Traditional food item of Kerala

Pidiyum Kozhiyum is a traditional food item of St. Thomas Christians in Kerala. It is a kind of dish which can be consumed for breakfast or dinner. Term 'Pidi' stands for a whitish semi-liquid dish with small boiled balls of finely powdered rice. The 'Kozhi' in 'Pidiyum Kozhiyum' stands for chicken curry, which is prepared with traditional ingredients.

It has some similarities with Italian Gnocchi, in preparation and texture. Instead of wheat and potato to make pidi just use rice flour and cumin for flavor.

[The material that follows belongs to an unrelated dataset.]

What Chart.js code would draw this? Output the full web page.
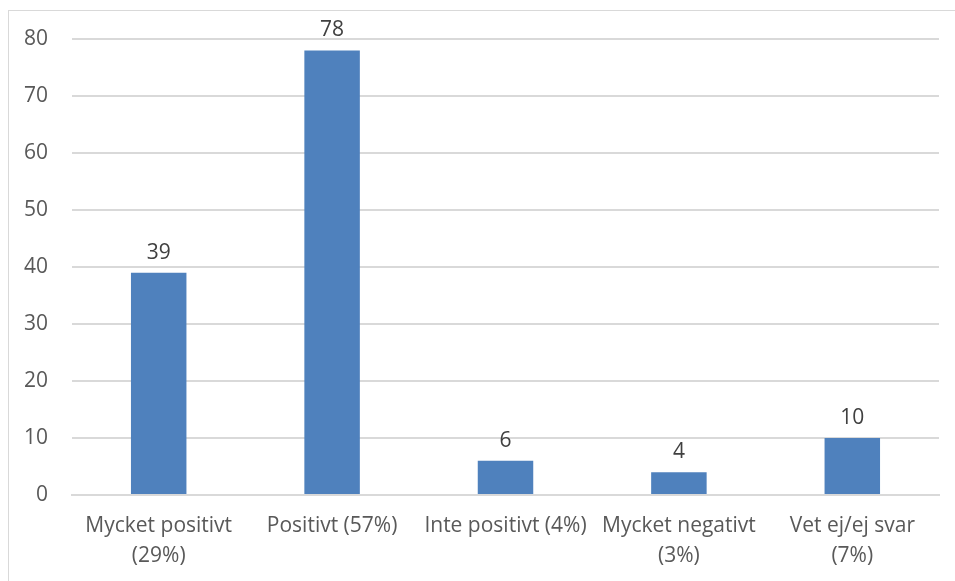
<!DOCTYPE html>
<html>
<head>
<meta charset="utf-8">
<script src="https://cdn.jsdelivr.net/npm/chart.js@4"></script>
<style>
	html, body { margin: 0; padding: 0; background: #fff; }
	#wrap { position: relative; width: 955px; height: 581px; overflow: hidden; }
	#frame { position: absolute; left: 8px; top: 10px; width: 1000px; height: 700px; border: 1px solid #d9d9d9; box-sizing: border-box; }
	#chart { position: absolute; left: 0; top: 0; }
</style>
</head>
<body>
<div id="wrap">
	<div id="frame"></div>
	<canvas id="chart" width="955" height="581"></canvas>
</div>
<script>
	"use strict";

	// Kategorier och värden
	const categories = [
		['Mycket positivt', '(29%)'],
		'Positivt (57%)',
		'Inte positivt (4%)',
		['Mycket negativt', '(3%)'],
		['Vet ej/ej svar', '(7%)']
	];
	const counts = [39, 78, 6, 4, 10];
	const yTicks = [0, 10, 20, 30, 40, 50, 60, 70, 80];

	// etiketter ovanför staplarna
	const barLabels = {
		id: 'barLabels',
		afterDatasetsDraw: function (chart) {
			const ctx = chart.ctx;
			const meta = chart.getDatasetMeta(0);
			ctx.save();
			ctx.font = '21px "Open Sans"';
			ctx.fillStyle = '#404040';
			ctx.textAlign = 'center';
			ctx.textBaseline = 'alphabetic';
			meta.data.forEach(function (bar, i) {
				ctx.fillText(String(counts[i]), bar.x, bar.y - 14);
			});
			ctx.restore();
		}
	};

	const config = {
		type: 'bar',
		data: {
			labels: categories,
			datasets: [{
				data: counts,
				backgroundColor: '#4f81bd',
				borderWidth: 0,
				barPercentage: 0.32,
				categoryPercentage: 1
			}]
		},
		options: {
			responsive: false,
			animation: false,
			layout: {
				padding: { top: 39, left: 0, right: 16, bottom: 0 }
			},
			plugins: {
				legend: { display: false },
				tooltip: { enabled: false }
			},
			scales: {
				x: {
					grid: { display: false, drawTicks: false },
					border: { color: '#d9d9d9', width: 2 },
					ticks: {
						color: '#595959',
						font: { family: 'Open Sans', size: 21, lineHeight: 1.43 },
						padding: 16,
						maxRotation: 0,
						autoSkip: false
					},
					afterFit: function (scale) { scale.height = 86; }
				},
				y: {
					min: 0,
					max: 80,
					afterBuildTicks: function (scale) {
						scale.ticks = yTicks.map(v => ({ value: v }));
					},
					grid: { color: '#d9d9d9', lineWidth: 2, drawTicks: false },
					border: { display: false },
					ticks: {
						color: '#595959',
						font: { family: 'Open Sans', size: 21 },
						padding: 24
					},
					afterFit: function (scale) { scale.width = 72; }
				}
			}
		},
		plugins: [barLabels]
	};

	const myChart = new Chart(document.getElementById('chart'), config);
</script>
</body>
</html>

'Pidiyum Kozhiyum' is a symbolic dish that represents the 'Manna' and 'Quaill' that Yahweh provided to Israelites in the desert, during their journey from Egypt to the Promised Land. The dish in those days was expensive and was exclusively prepared for special occasions or more commonly in the houses of wealthy families. That was because its ingredients were too expensive. This dish is influenced by the dish 'Kozhikkotta' or 'Panchara Unda' or 'Chakkara Unda'.

==Preparation==
The pidi are made by grinding rice into a paste, mixing it with grated coconut and cumin, and rolling it into small balls about the size of a lemon. These are boiled in water flavoured with a ground paste of shallots, garlic, curry leaves, and cumin until they cook through and the liquid turns into a thick gravy. Coconut milk is stirred in to enrich it, and the dish is finished with a tempering of mustard seeds, curry leaves, and coconut oil. It is eaten with a chicken curry, and is prepared especially at Christmas and New Year in Kerala.

==Religious importance==

'Pidiyum Kozhiyum is blessed and served as a part of a religious ceremony, 'Panthrandu Sleehanmaarude Nercha' or the ' to Twelve Apostles', a traditional ceremony related to Syrian Orthodox Christians (known as Syrian Jacobite Christians) and Syro Malabar Christians in which blessed food is served to twelve boy children under the age of 15. Those twelve boy children denotes the twelve apostles of Jesus Christ.